Here is the first-round playoff schedule:
Game 1 – Sat April 16 Dallas at OKC 8:30PM ESPN/TXA21
Game 2 – Mon April 18 Dallas at OKC 7:00PM TNT/TXA21
Game 3 – Thu April 21 OKC at Dallas 6:00PM TNT/TXA21
Game 4 – Sat April 23 OKC at Dallas 7:00PM ESPN/R/TXA21
Game 5 * Mon April 25 Dallas at OKC TBD/TXA21
Game 6 * Thu April 28 OKC at Dallas TBD/TXA21
Game 7 * Sat April 30 Dallas at OKC TNT/TXA21
I say it would be disrespectful to say it's a surprise these Mavs made the playoffs. Even after the DeAndre Jordan debacle the Mavs still cobbled together enough talent to keep this team in the playoff hunt. No one was going to confuse it with Golden State, San Antonio or Oklahoma City, mind you. But the talent was there. And, as usual, Carlisle put together another one of his patented great head-coaching jobs to get the Mavs into the bracket.
That holds especially true after March 27 in Sacramento, a game the Mavs lost, 133-111, and fell three games below .500. The Mavs had lost 10 of their last 13. They, frankly, looked done.
The playoffs started the next night in Denver, and Carlisle started coaching these Mavs like a playoff team.
The Mavs slowed the game down, relying on halfcourt sets and working the clock to reduce total possessions. A team that prided itself on moving up and down the floor became the second slowest in the NBA in its final nine games, averaging only 92 possessions per 48 minutes.
The defensive rebounding improved, and that probably coincided with increased use of Zaza Pachulia, who became a bit of a rotation afterthought in March. In the first 12 games of March, Pachulia averaged 16.5 minutes per game.
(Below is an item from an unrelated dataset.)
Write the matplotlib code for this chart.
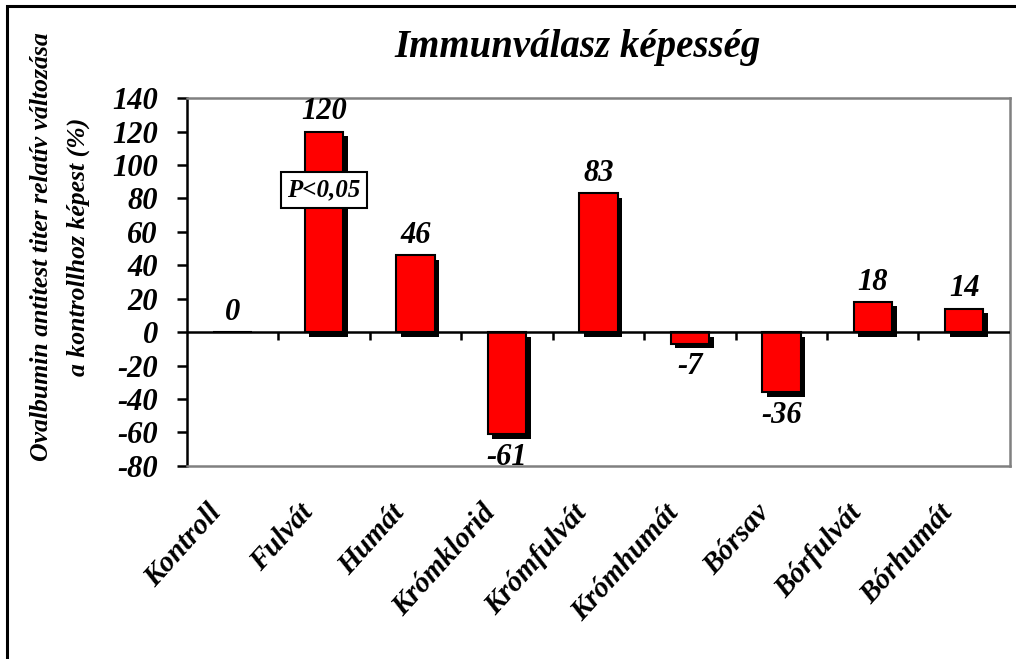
import numpy as np
import matplotlib
matplotlib.use("Agg")
import matplotlib.pyplot as plt
import matplotlib.transforms as mtransforms
from matplotlib.patches import Rectangle

plt.rcParams["font.family"] = ["Liberation Serif", "DejaVu Serif"]
plt.rcParams["font.weight"] = "bold"
plt.rcParams["font.style"] = "italic"

categories = ["Kontroll", "Fulvát", "Humát", "Krómklorid", "Krómfulvát",
              "Krómhumát", "Bórsav", "Bórfulvát", "Bórhumát"]
values = [0, 120, 46, -61, 83, -7, -36, 18, 14]
yticks = [-80, -60, -40, -20, 0, 20, 40, 60, 80, 100, 120, 140]

title = "Immunválasz képesség"
ylabel = "Ovalbumin antitest titer relatív változása\na kontrollhoz képest (%)"
note = "P<0,05"

fig = plt.figure(figsize=(10.16, 6.59), dpi=100)
ax = fig.add_axes([0.184, 0.293, 0.810, 0.558])

x = np.arange(len(categories))
width = 0.42
# shadow offsets (~4 px right, ~4 px down)
dx = 0.05
dy = 2.6
vals = np.array(values, dtype=float)
ax.bar(x + dx, vals, width=width, bottom=-dy, color="black",
       edgecolor="black", linewidth=0, zorder=2)
ax.bar(x, vals, width=width, color="#ff0000", edgecolor="black",
       linewidth=1.5, zorder=3)

ax.set_xlim(-0.5, len(categories) - 0.5)
ax.set_ylim(-80, 140)

# zero line with category-boundary ticks
ax.axhline(0, color="black", linewidth=1.8, zorder=4)
bounds = np.arange(0.5, len(categories) - 0.5, 1.0)
ax.vlines(bounds, -4.8, 0, color="black", linewidth=1.8, zorder=4)

for xi, v in zip(x, values):
    if v >= 0:
        ax.annotate(f"{v}", (xi, v), xytext=(0, 4), textcoords="offset points",
                    ha="center", va="bottom", fontsize=22, zorder=5)
    else:
        ax.annotate(f"{v}", (xi, v - dy), xytext=(0, -3), textcoords="offset points",
                    ha="center", va="top", fontsize=22, zorder=5)

ax.set_yticks(yticks)
ax.set_yticklabels([str(t) for t in yticks], fontsize=22)
ax.tick_params(axis="y", direction="out", length=7, width=1.8, pad=14)
ax.set_xticks(x)
ax.set_xticklabels(categories, rotation=48, ha="right", rotation_mode="anchor",
                   fontsize=21)
ax.tick_params(axis="x", length=0, pad=24)
shift = mtransforms.ScaledTranslation(-26 / 100, 0, fig.dpi_scale_trans)
for lab in ax.get_xticklabels():
    lab.set_transform(lab.get_transform() + shift)

for s in ["top", "right", "bottom"]:
    ax.spines[s].set_color("#808080")
    ax.spines[s].set_linewidth(1.8)
ax.spines["left"].set_color("black")
ax.spines["left"].set_linewidth(1.8)

ax.text(1, 85, note, ha="center", va="center", fontsize=18, zorder=6,
        bbox=dict(boxstyle="square,pad=0.25", facecolor="white",
                  edgecolor="black", linewidth=1.5))

fig.text(578 / 1016, 1 - 47 / 659, title, ha="center", va="center", fontsize=28)
fig.text(60 / 1016, 1 - 247 / 659, ylabel, ha="center", va="center",
         rotation=90, fontsize=18.5, linespacing=1.7)

fig.patches.append(Rectangle((7 / 1016, -0.1), 1.2, 1.1 - 6 / 659,
                             transform=fig.transFigure, fill=False,
                             edgecolor="black", linewidth=2.2))

fig.savefig("out.png", dpi=100)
During the final stretch, where the Mavs won seven of their final nine, he averaged 22.8 minutes per game.
But, most of all, the defense simply got better, whether by scheme or simply by Carlisle's demand. Entering the finale against San Antonio and starting with the Denver game on March 28, these Mavs led the league in defensive rating (95.9) and points allowed per game (89.1 ppg).
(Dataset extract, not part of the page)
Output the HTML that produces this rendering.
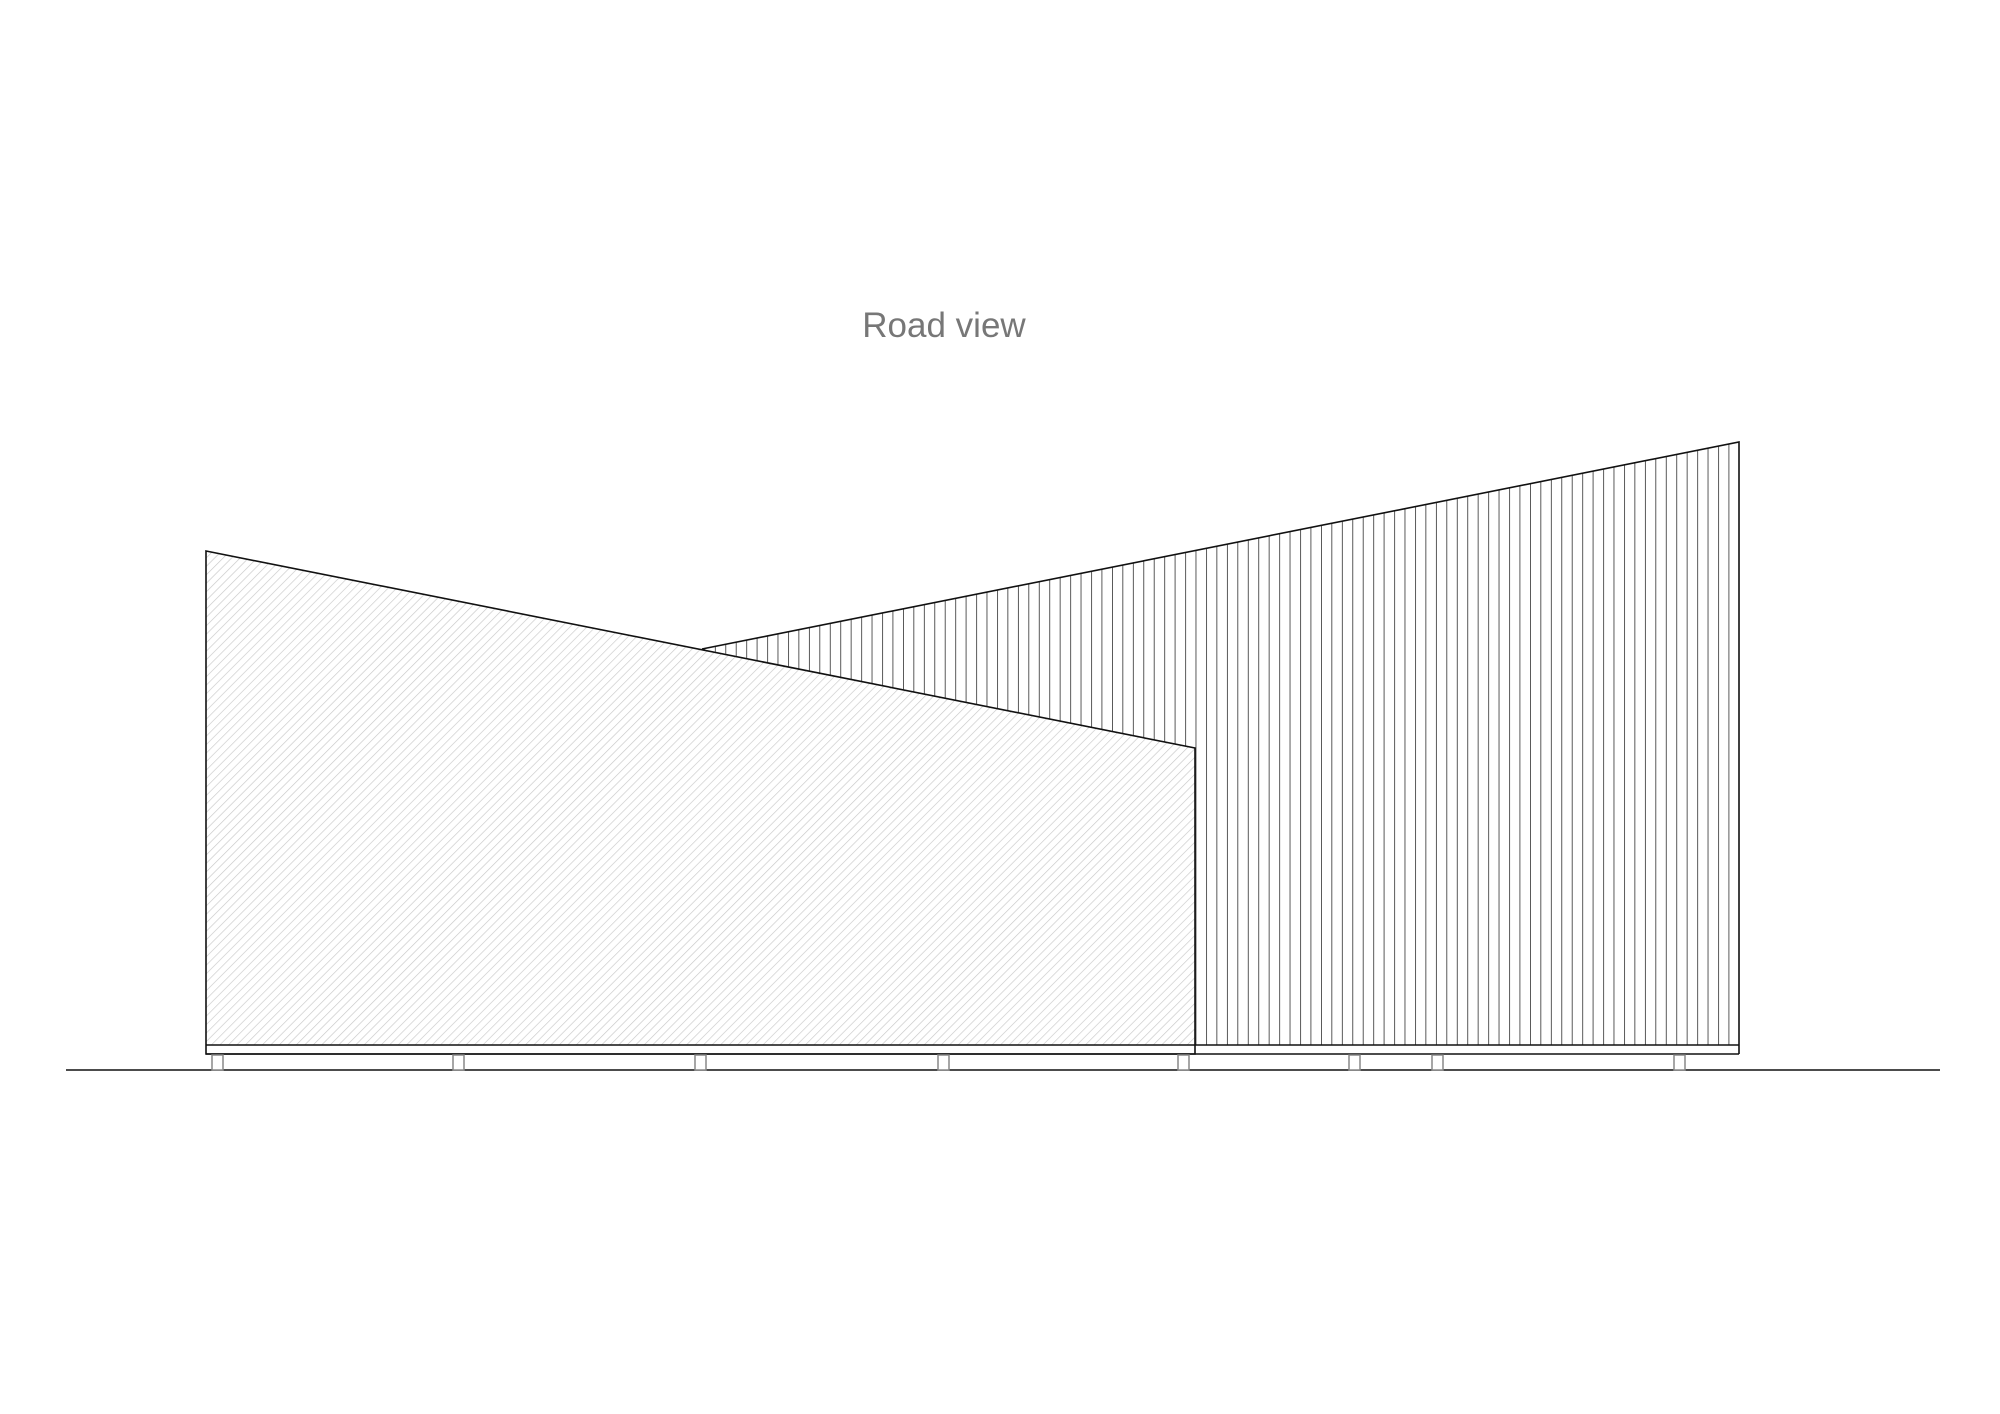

The Mavs held their final nine opponents under 100 points and went 7-2. They gave up 100 or more points in 11 of their 13 games previous to that streak and went 3-10. Things changed because Carlisle demanded them to change and his team responded. ... and then, to Dirk Nowitzki, "deserved'' this berth.
Put it all together: Those are the kind of defensive numbers that can make or break teams in the postseason.
"Our guys have gotten it done on grit and guts," Carlisle said. "We're banged up, but we've got a couple of days here — at least a couple of days — to try and heal up a little bit more."
(Indeed, the Mavs will conduct a team meeting at the AAC on Thursday but will otherwise not practice. More time to unravel some more masking tape.)
Oh, and J.J. Barea's emergence as a volume-scoring, defensive-stopping jitterbug down the stretch didn't hurt, either. Barea sat Wednesday night, trying to get his injured groin a bit healthier. Devin Harris sat for health issues as well. Deron Williams seems to be getting around better after a sports hernia, but you still must be a bit cautious with him. David Lee did something to his heel in the first half and we'll know more on Thursday, though X-rays were negative. Chandler Parsons was walking through the locker room post-game without the brace on his knee, but he's not suiting up in the first round, if at all this year. Even the rookies are taking precautions. Justin Anderson had ice on both knees after logging 30 minutes.
Raymond Felton — who, believe it or not has played more games than any Mav this season — isn't expecting a drop-off, saying that he feels the Mavs are still "locked in" going into the postseason.
Nowitzki acknowledged the obvious — the odds aren't with this team in the first round, but since their "playoffs" started a few weeks ago there's no point in taking the foot off the gas now.
"It's going to be an uphill battle no matter who we face, but we're going to sure try and battle like we have the last few weeks," Nowitzki said.
Losing to this JV bunch from San Antonio (the Spurs' top six players all sat, their No. 2 seed secure) is no source of pride. But the least these Mavs have kept it interesting this season, and thanks to Carlisle's adjustments down the stretch they'll keep our attention taped together just a little bit longer.